# EXTRACTED INFORMATION:
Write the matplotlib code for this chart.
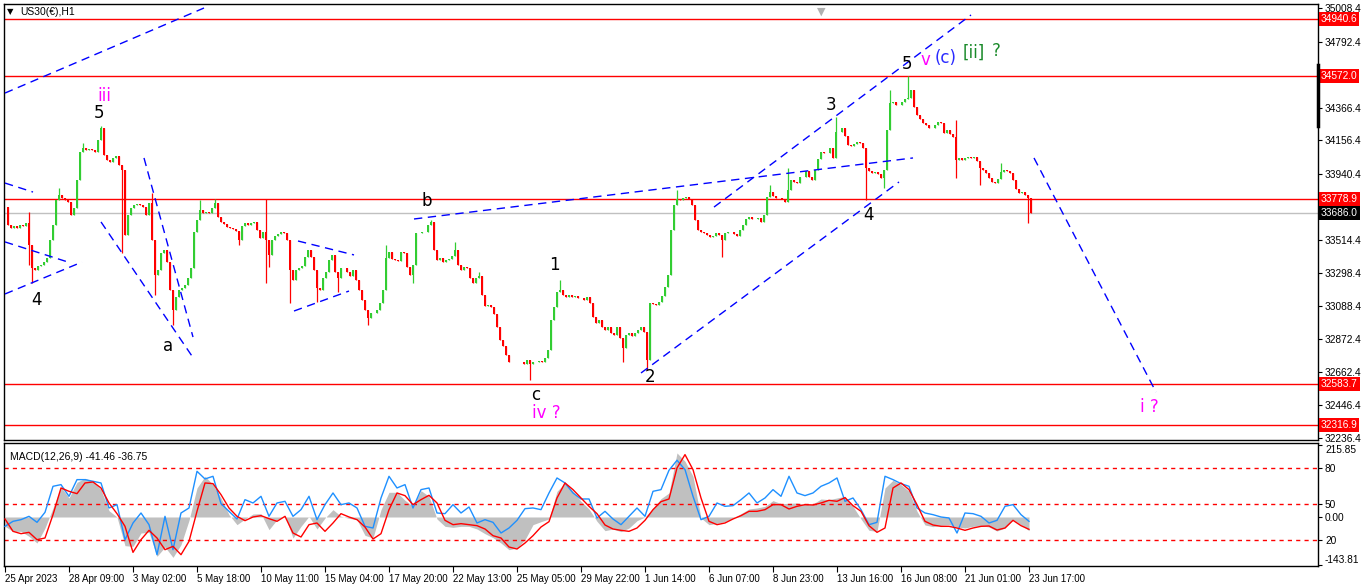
import numpy as np
import matplotlib
matplotlib.use("Agg")
import matplotlib.pyplot as plt

plt.rcParams['font.family'] = ['Liberation Sans', 'DejaVu Sans']

# hourly closes, one value every 3 bars (25 Apr - 23 Jun 2023)
closes = [
    33727, 33610, 33591, 33604, 33591, 33610, 33604, 33623, 33481, 33333,
    33320, 33346, 33352, 33372, 33397, 33514, 33610, 33772, 33804, 33785,
    33772, 33759, 33675, 33720, 33901, 34082, 34107, 34094, 34101, 34094,
    34082, 34159, 34236, 34062, 34030, 34017, 34043, 34056, 33998, 33965,
    33546, 33675, 33720, 33740, 33746, 33740, 33727, 33675, 33753, 33514,
    33288, 33320, 33430, 33449, 33372, 33191, 33062, 33146, 33191, 33204,
    33223, 33268, 33333, 33565, 33643, 33707, 33688, 33694, 33688, 33720,
    33753, 33662, 33630, 33617, 33597, 33591, 33584, 33572, 33514, 33604,
    33623, 33610, 33623, 33630, 33578, 33526, 33565, 33514, 33417, 33514,
    33539, 33552, 33565, 33559, 33514, 33320, 33255, 33320, 33333, 33346,
    33404, 33449, 33404, 33320, 33204, 33191, 33268, 33307, 33384, 33417,
    33307, 33268, 33333, 33333, 33307, 33281, 33320, 33255, 33191, 33126,
    33062, 33010, 33042, 33042, 33062, 33107, 33191, 33397, 33436, 33391,
    33384, 33378, 33436, 33430, 33339, 33288, 33352, 33559, 33559, 33565,
    33565, 33610, 33630, 33449, 33384, 33397, 33372, 33384, 33391, 33410,
    33449, 33352, 33320, 33339, 33333, 33268, 33236, 33268, 33281, 33158,
    33088, 33094, 33081, 33036, 32952, 32868, 32829, 32771, 32726, 32726,
    32726, 32726, 32726, 32713, 32739, 32713, 32726, 32726, 32733, 32726,
    32752, 32804, 32997, 33081, 33178, 33191, 33158, 33146, 33158, 33146,
    33152, 33139, 33139, 33126, 33146, 33107, 33017, 32978, 32997, 32952,
    32933, 32952, 32913, 32900, 32952, 32881, 32816, 32900, 32913, 32894,
    32913, 32933, 32952, 32920, 32739, 33107, 33100, 33094, 33113, 33152,
    33210, 33288, 33578, 33740, 33778, 33772, 33785, 33791, 33778, 33740,
    33643, 33578, 33565, 33559, 33546, 33533, 33539, 33559, 33546, 33514,
    33559, 33565, 33565, 33552, 33539, 33578, 33610, 33649, 33662, 33649,
    33649, 33656, 33630, 33675, 33791, 33823, 33797, 33785, 33785, 33778,
    33759, 33836, 33901, 33888, 33881, 33920, 33920, 33959, 33920, 33901,
    33965, 34036, 34082, 34075, 34075, 34107, 34043, 34211, 34211, 34236,
    34185, 34127, 34120, 34133, 34146, 34140, 34107, 33978, 33959, 33946,
    33952, 33939, 33914, 33965, 34223, 34398, 34404, 34385, 34385, 34404,
    34424, 34430, 34482, 34372, 34320, 34295, 34269, 34256, 34236, 34236,
    34256, 34275, 34269, 34204, 34223, 34198, 34178, 34030, 34043, 34030,
    34043, 34049, 34043, 34049, 34023, 33978, 33965, 33946, 33914, 33888,
    33881, 33907, 33952, 33965, 33959, 33946, 33901, 33843, 33817, 33823,
    33804, 33785, 33686,
]

# long wicks (bar number, price)
spike_bars = [23, 23, 28, 53, 78, 96, 118, 118, 146, 151, 168, 194, 211, 234, 260, 260,
              263, 286, 313, 332, 363, 382, 407, 426, 450, 475, 524, 554, 618, 642,
              673, 718, 766, 784, 832, 860, 878, 885, 904, 951, 951, 974, 997, 1022]
spike_prices = [33694, 33352, 33236, 33849, 34140, 34249, 33946, 33430, 33817, 33158,
                32965, 33772, 33778, 33481, 33778, 33236, 33339, 33107, 33113, 33178,
                32965, 33481, 33236, 33643, 33501, 33307, 32609, 33255, 32726, 32674,
                33836, 33404, 33868, 33978, 34307, 33772, 33849, 34482, 34572, 34288,
                33914, 33868, 34011, 33623]

# MACD(12,26,9), one value every 8 bars
macd_main = [
    -28, -43, -43, -58, -78, -33, 27, 90, 57, 104, 116, 107, 82, 19, 0, -86, -88, -48,
    -46, -118, -90, -121, -83, -10, 87, 122, 97, 57, 7, -23, -6, 9, 10, -38, -8, 4,
    -63, -28, 2, -36, -3, 22, 2, -4, -8, -55, -63, 22, 74, 74, 50, 32, 79, 62, -6,
    -28, -31, -28, -28, -36, -50, -62, -78, -98, -93,
    -68, -23, -14, -6, 77, 102, 77, 47, 24, -13, -41, -36, -44, -33, -11, 0, 26, 55,
    72, 192, 167, 122, -3, -23, -19, -14, -3, 10, 24, 27, 32, 49, 40, 41, 42, 37, 39,
    54, 52, 57, 62, 32, -6, -40, -43, 87, 110, 97, 77, 17, -24, -29, -25, -23, -30,
    -33, -28, -26, -30, -42, -33, -8, -23, -41,
]
macd_signal = [
    -6, -43, -50, -46, -68, -63, 7, 87, 77, 70, 102, 105, 87, 42, 10, -28, -106, -68,
    -40, -63, -98, -88, -113, -73, 17, 102, 100, 67, 27, 2, -11, 0, 4, -5, -13, 2,
    -48, -60, -23, -18, -43, -18, 10, 0, -8, -30, -66, -50, 22, 72, 64, 37, 52, 65,
    42, -10, -23, -20, -23, -26, -36, -56, -63, -90, -96,
    -78, -56, -30, -14, 57, 102, 82, 57, 32, 10, -24, -36, -40, -43, -33, -10, 22, 46,
    54, 147, 187, 142, 57, -13, -23, -18, -6, 4, 17, 17, 22, 37, 37, 24, 32, 37, 36,
    42, 50, 47, 58, 34, 17, -26, -46, -33, 87, 102, 82, 37, -13, -24, -28, -28, -33,
    -40, -33, -28, -27, -39, -33, -10, -26, -37,
]
macd_fast = [
    -28, -13, -8, 2, -16, 14, 92, 97, 62, 112, 112, 107, 102, 27, 37, -68, -18, 12,
    -23, -113, 2, -98, 12, 27, 137, 114, 122, 40, 17, -6, 52, 42, 62, 2, 42, 47, 2,
    22, 62, -8, 37, 72, 37, 42, 27, -28, -33, 57, 122, 87, 97, 27, 82, 87, 12, 10, 37,
    12, 30, -18, -8, -16, -48, -33, -10,
    25, 27, 22, 72, 117, 102, 72, 54, 54, -3, 17, -6, -23, 2, 27, 2, 77, 82, 140, 170,
    142, 62, -8, 2, 42, 32, 34, 52, 72, 42, 57, 82, 62, 122, 72, 64, 72, 92, 102, 117,
    47, 57, 22, -23, -16, 122, 112, 100, 92, 27, 12, 7, 0, -3, -48, 12, 10, 2, -18,
    -10, 32, 37, 7, -13,
]

date_labels = ['25 Apr 2023', '28 Apr 09:00', '3 May 02:00', '5 May 18:00', '10 May 11:00',
               '15 May 04:00', '17 May 20:00', '22 May 13:00', '25 May 05:00', '29 May 22:00',
               '1 Jun 14:00', '6 Jun 07:00', '8 Jun 23:00', '13 Jun 16:00', '16 Jun 08:00',
               '21 Jun 01:00', '23 Jun 17:00']

red_levels = [34940.6, 34572.0, 33778.9, 32583.7, 32316.9]
bid_price = 33686.0
price_ticks = [35008.4, 34792.4, 34366.4, 34156.4, 33940.4, 33514.4,
               33298.4, 33088.4, 32872.4, 32662.4, 32446.4, 32236.4]

# trendlines: (bar0, price0, bar1, price1)
trendlines = [
    (0, 34462, 199, 35011),
    (0, 33881, 28, 33823),
    (0, 33501, 66, 33365),
    (0, 33165, 77, 33371),
    (96, 33630, 189, 32745),
    (139, 34043, 188, 32887),
    (293, 33507, 349, 33417),
    (289, 33055, 344, 33184),
    (409, 33649, 908, 34043),
    (709, 33726, 966, 34966),
    (636, 32655, 894, 33888),
    (1029, 34043, 1151, 32532),
]

# wave labels: text, bar, price, colour
waves = [
    ('iii', 99, 34440, '#ff00ff'), ('5', 94, 34330, 'black'), ('4', 32, 33126, 'black'),
    ('a', 163, 32829, 'black'), ('b', 422, 33765, 'black'), ('c', 531, 32513, 'black'),
    ('iv ?', 541, 32397, '#ff00ff'), ('1', 549, 33352, 'black'), ('2', 645, 32629, 'black'),
    ('3', 826, 34385, 'black'), ('4', 863, 33675, 'black'), ('5', 902, 34649, 'black'),
    ('v', 920, 34675, '#ff00ff'), ('(c)', 941, 34688, '#2a2aff'),
    ('[ii]', 969, 34720, '#1a8a2a'), ('?', 991, 34733, '#1a8a2a'),
    ('i ?', 1144, 32435, '#ff00ff'),
]

W, H = 1366, 588
fig = plt.figure(figsize=(W / 100, H / 100), dpi=100)
ax = fig.add_axes([4 / W, 1 - 440 / H, 1314 / W, 436 / H])
mx = fig.add_axes([4 / W, 1 - 566 / H, 1314 / W, 123 / H])

# candles
c = np.array(closes, dtype=float)
bars = np.arange(len(c)) * 3
o = np.r_[c[0], c[:-1]]
hi = np.maximum(o, c)
lo = np.minimum(o, c)
for b, p in zip(spike_bars, spike_prices):
    i = min(int(round(b / 3)), len(c) - 1)
    hi[i] = max(hi[i], p)
    lo[i] = min(lo[i], p)
cols = np.where(c >= o, '#32cd32', '#ff0000')
ax.vlines(bars, lo, hi, colors=cols, lw=0.9, zorder=3)
ax.bar(bars, c - o, bottom=o, width=2.2, color=cols, linewidth=0, zorder=3)

box = dict(boxstyle='square,pad=0.2', ec='none')
for lv in red_levels:
    ax.axhline(lv, color='red', lw=1, zorder=2)
    ax.text(1.002, lv, f'{lv:.1f}', transform=ax.get_yaxis_transform(), ha='left',
            va='center', color='white', fontsize=7.3, zorder=5, bbox=dict(box, fc='red'))
ax.axhline(bid_price, color='#c0c0c0', lw=1, zorder=1)
ax.text(1.002, bid_price, f'{bid_price:.1f}', transform=ax.get_yaxis_transform(), ha='left',
        va='center', color='white', fontsize=7.3, zorder=5, bbox=dict(box, fc='black'))

for b0, p0, b1, p1 in trendlines:
    ax.plot([b0, b1], [p0, p1], color='#0000ff', lw=1, dashes=(6, 4), zorder=4)

for txt, b, p, col in waves:
    ax.text(b, p, txt, color=col, fontsize=12, ha='center', va='center', zorder=6,
            family='DejaVu Sans')

ax.set_xlim(-1, 1313)
ax.set_ylim(32222.4, 35036.8)
ax.yaxis.tick_right()
ax.set_yticks(price_ticks)
ax.set_yticklabels([f'{t:.1f}' for t in price_ticks])
ax.tick_params(axis='y', labelsize=7.3, length=3, pad=2, colors='black')
ax.set_xticks([])
for s in ax.spines.values():
    s.set_color('black')
    s.set_linewidth(1)
ax.plot([1, 1], [0.72, 0.86], transform=ax.transAxes, color='black', lw=2.5,
        clip_on=False, zorder=7)
ax.text(0.622, 0.995, '\u25bc', transform=ax.transAxes, color='#b0b0b0', fontsize=8,
        ha='center', va='top', family='DejaVu Sans')
fig.text(7 / W, 1 - 12 / H, '\u25bc', fontsize=6, ha='left', va='center', family='DejaVu Sans')
fig.text(20 / W, 1 - 12 / H, 'US30(\u20ac),H1', fontsize=7.5, ha='left', va='center')

# MACD panel
mb = np.arange(len(macd_main)) * 8
mx.fill_between(mb, 0, macd_main, color='#c0c0c0', lw=0, zorder=1)
mx.plot(np.arange(len(macd_fast)) * 8, macd_fast, color='#1e90ff', lw=1, zorder=3)
mx.plot(np.arange(len(macd_signal)) * 8, macd_signal, color='red', lw=1, zorder=4)
for lv in [147, 38, -70]:
    mx.axhline(lv, color='red', lw=1, dashes=(3, 3), zorder=2)
mx.set_xlim(-1, 1313)
mx.set_ylim(-146.9, 221.8)
mx.yaxis.tick_right()
mx.set_yticks([215.85, 147, 38, 0, -70, -143.81])
labs = mx.set_yticklabels(['215.85', '80', '50', '0.00', '20', '-143.81'])
labs[0].set_va('top')
labs[-1].set_va('bottom')
mx.tick_params(axis='y', labelsize=7.3, length=3, pad=2)
mx.set_xticks(np.arange(len(date_labels)) * 64)
xl = mx.set_xticklabels(date_labels, fontsize=7)
for t in xl:
    t.set_ha('left')
mx.tick_params(axis='x', length=4, pad=2)
for s in mx.spines.values():
    s.set_color('black')
    s.set_linewidth(1)
mx.text(6 / 1314, 0.93, 'MACD(12,26,9) -41.46 -36.75', transform=mx.transAxes,
        fontsize=7.5, ha='left', va='top')

fig.savefig('out.png', dpi=100, facecolor='white')
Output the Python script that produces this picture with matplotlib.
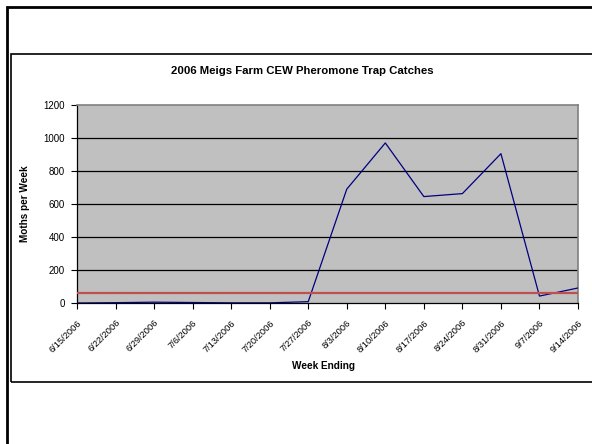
import matplotlib
matplotlib.use("Agg")
import matplotlib.pyplot as plt
from matplotlib.patches import Rectangle

weeks = ["6/15/2006", "6/22/2006", "6/29/2006", "7/6/2006", "7/13/2006", "7/20/2006",
         "7/27/2006", "8/3/2006", "8/10/2006", "8/17/2006", "8/24/2006", "8/31/2006",
         "9/7/2006", "9/14/2006"]
moths = [0, 2, 5, 3, 1, 1, 8, 690, 970, 645, 663, 905, 42, 91]
threshold = 62
yticks = [0, 200, 400, 600, 800, 1000, 1200]

plt.rcParams['font.family'] = ['Liberation Sans', 'DejaVu Sans']

W, H = 592, 444
fig = plt.figure(figsize=(W / 100, H / 100), dpi=100)
fig.patch.set_facecolor('white')

def px_rect(x0, y0, x1, y1, lw, color='black'):
    r = Rectangle((x0 / W, 1 - y1 / H), (x1 - x0) / W, (y1 - y0) / H,
                  transform=fig.transFigure, fill=False, lw=lw, edgecolor=color,
                  clip_on=False)
    fig.patches.append(r)

px_rect(7, 7, 620, 470, 2.0)
px_rect(10.5, 54, 610, 382, 1.2)

L, R, T, B = 77, 578, 105, 303
ax = fig.add_axes([L / W, 1 - B / H, (R - L) / W, (B - T) / H])
ax.set_facecolor('#C0C0C0')

x = list(range(len(weeks)))
ax.plot(x, moths, color='#000080', lw=0.9, zorder=3)
ax.axhline(threshold, color='#C0504D', lw=1.6, zorder=4)

ax.set_xlim(0, len(weeks) - 1)
ax.set_ylim(0, 1200)
ax.set_yticks(yticks)
ax.set_yticklabels([str(v) for v in yticks], fontsize=7)
ax.set_xticks(x)
ax.set_xticklabels(weeks, fontsize=6.7, rotation=45, ha='right', rotation_mode='anchor')

for v in yticks[1:-1]:
    ax.axhline(v, color='black', lw=0.9, zorder=2)

ax.tick_params(axis='y', direction='out', length=4, width=0.8, pad=5)
ax.tick_params(axis='x', direction='out', length=4, width=0.8, pad=7)

for s in ['top', 'right']:
    ax.spines[s].set_color('#808080')
    ax.spines[s].set_linewidth(1.2)
for s in ['left', 'bottom']:
    ax.spines[s].set_color('black')
    ax.spines[s].set_linewidth(0.9)

fig.text(302 / W, 1 - 71 / H, "2006 Meigs Farm CEW Pheromone Trap Catches",
         ha='center', va='center', fontsize=8.2, fontweight='bold')
fig.text(323 / W, 1 - 366 / H, "Week Ending", ha='center', va='center',
         fontsize=7.2, fontweight='bold')
fig.text(25 / W, 1 - 204 / H, "Moths per Week", ha='center', va='center',
         fontsize=7.2, fontweight='bold', rotation=90)

fig.savefig("out.png", dpi=100)
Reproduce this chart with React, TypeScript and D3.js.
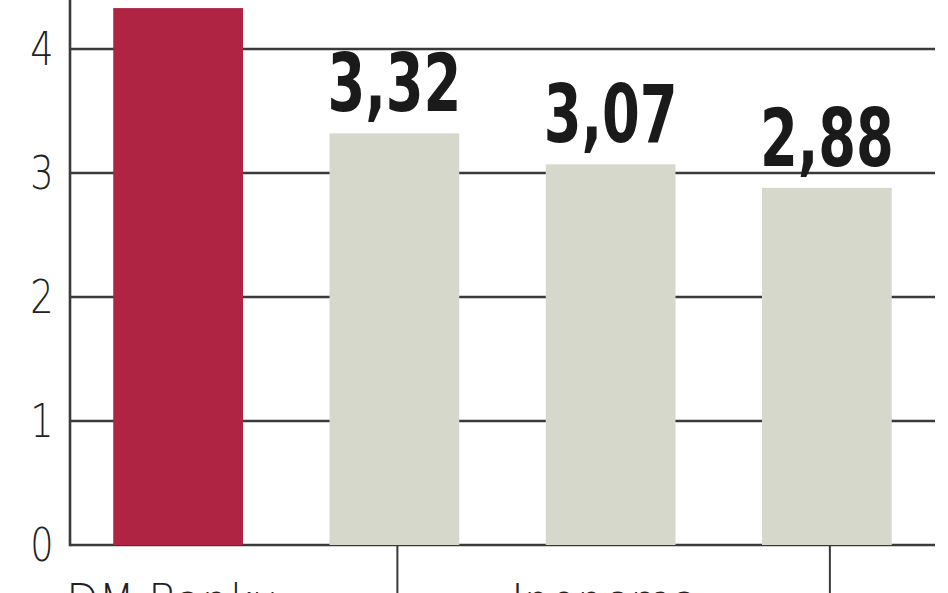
import React from "react";
import * as d3 from "d3";

// values
const bars = ["a", "b", "c", "d"];
const values = [4.33, 3.32, 3.07, 2.88];
const valueLabels = ["4,33", "3,32", "3,07", "2,88"];
const yTicks = [0, 1, 2, 3, 4];
const groupLabels = ["DM Banku", "Ipopema"];
const groupBars = [0, 2];
const dividerBars = [1, 3];

const W = 948;
const H = 593;
const RED = "#b02443";
const GREY = "#d7d8cc";
const INK = "#3a3a3a";

export default function App() {
  const x = d3
    .scaleBand<string>()
    .domain(bars)
    .range([70, 935])
    .paddingInner(0.4)
    .paddingOuter(0.2);
  const y = d3.scaleLinear().domain([0, 4]).range([545, 49]);

  return (
    <svg
      width={W}
      height={H}
      style={{ position: "absolute", left: 0, top: 0, display: "block", background: "#fff" }}
    >
      {/* grid */}
      {yTicks.map((t) => (
        <line key={"g" + t} x1={70} x2={935} y1={y(t)} y2={y(t)} stroke={INK} strokeWidth={2.6} />
      ))}
      <line x1={70} x2={70} y1={0} y2={y(0) + 1.3} stroke={INK} strokeWidth={2.6} />

      {/* tick labels */}
      {yTicks.map((t) => (
        <g key={"t" + t} transform={`translate(42,${y(t) + 16}) scale(0.78,1)`}>
          <text
            textAnchor="middle"
            fontFamily="DejaVu Sans"
            fontWeight={200}
            fontSize={47}
            fill="#222"
          >
            {t}
          </text>
        </g>
      ))}

      {/* bars */}
      {bars.map((b, i) => (
        <rect
          key={b}
          x={x(b)}
          width={x.bandwidth()}
          y={y(values[i])}
          height={y(0) - y(values[i])}
          fill={i === 0 ? RED : GREY}
        />
      ))}

      {/* value labels */}
      {bars.map((b, i) => (
        <text
          key={"v" + b}
          x={(x(b) ?? 0) + x.bandwidth() / 2}
          y={y(values[i]) - 22}
          textAnchor="middle"
          fontFamily="DejaVu Sans Condensed"
          fontWeight="bold"
          fontSize={80}
          textLength={134}
          lengthAdjust="spacingAndGlyphs"
          fill="#1a1a1a"
        >
          {valueLabels[i]}
        </text>
      ))}

      {/* group dividers */}
      {dividerBars.map((bi) => (
        <line
          key={"d" + bi}
          x1={(x(bars[bi]) ?? 0) + x.bandwidth() / 2 + 3}
          x2={(x(bars[bi]) ?? 0) + x.bandwidth() / 2 + 3}
          y1={y(0)}
          y2={H}
          stroke={INK}
          strokeWidth={2}
        />
      ))}

      {/* category labels, cut off by the bottom edge */}
      {groupLabels.map((l, i) => (
        <text
          key={l}
          x={(x(bars[groupBars[i]]) ?? 0) + x.bandwidth() / 2 - 6}
          y={617}
          textAnchor="middle"
          fontFamily="DejaVu Sans"
          fontWeight={200}
          fontSize={47}
          textLength={i === 0 ? 212 : 187}
          lengthAdjust="spacingAndGlyphs"
          fill="#222"
        >
          {l}
        </text>
      ))}
    </svg>
  );
}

# WHAT YOU SHOULD DO:
From the line with "Output the Python" to the line with "ax.axhline(threshold, color='#C0504D', lw=1.6, zorder=4)", set down those lines word for word and only those, counting both ends. Pictures stay out of the copy.

# COMPLETE RESPONSE:
Output the Python script that produces this picture with matplotlib.
import matplotlib
matplotlib.use("Agg")
import matplotlib.pyplot as plt
from matplotlib.patches import Rectangle

weeks = ["6/15/2006", "6/22/2006", "6/29/2006", "7/6/2006", "7/13/2006", "7/20/2006",
         "7/27/2006", "8/3/2006", "8/10/2006", "8/17/2006", "8/24/2006", "8/31/2006",
         "9/7/2006", "9/14/2006"]
moths = [0, 2, 5, 3, 1, 1, 8, 690, 970, 645, 663, 905, 42, 91]
threshold = 62
yticks = [0, 200, 400, 600, 800, 1000, 1200]

plt.rcParams['font.family'] = ['Liberation Sans', 'DejaVu Sans']

W, H = 592, 444
fig = plt.figure(figsize=(W / 100, H / 100), dpi=100)
fig.patch.set_facecolor('white')

def px_rect(x0, y0, x1, y1, lw, color='black'):
    r = Rectangle((x0 / W, 1 - y1 / H), (x1 - x0) / W, (y1 - y0) / H,
                  transform=fig.transFigure, fill=False, lw=lw, edgecolor=color,
                  clip_on=False)
    fig.patches.append(r)

px_rect(7, 7, 620, 470, 2.0)
px_rect(10.5, 54, 610, 382, 1.2)

L, R, T, B = 77, 578, 105, 303
ax = fig.add_axes([L / W, 1 - B / H, (R - L) / W, (B - T) / H])
ax.set_facecolor('#C0C0C0')

x = list(range(len(weeks)))
ax.plot(x, moths, color='#000080', lw=0.9, zorder=3)
ax.axhline(threshold, color='#C0504D', lw=1.6, zorder=4)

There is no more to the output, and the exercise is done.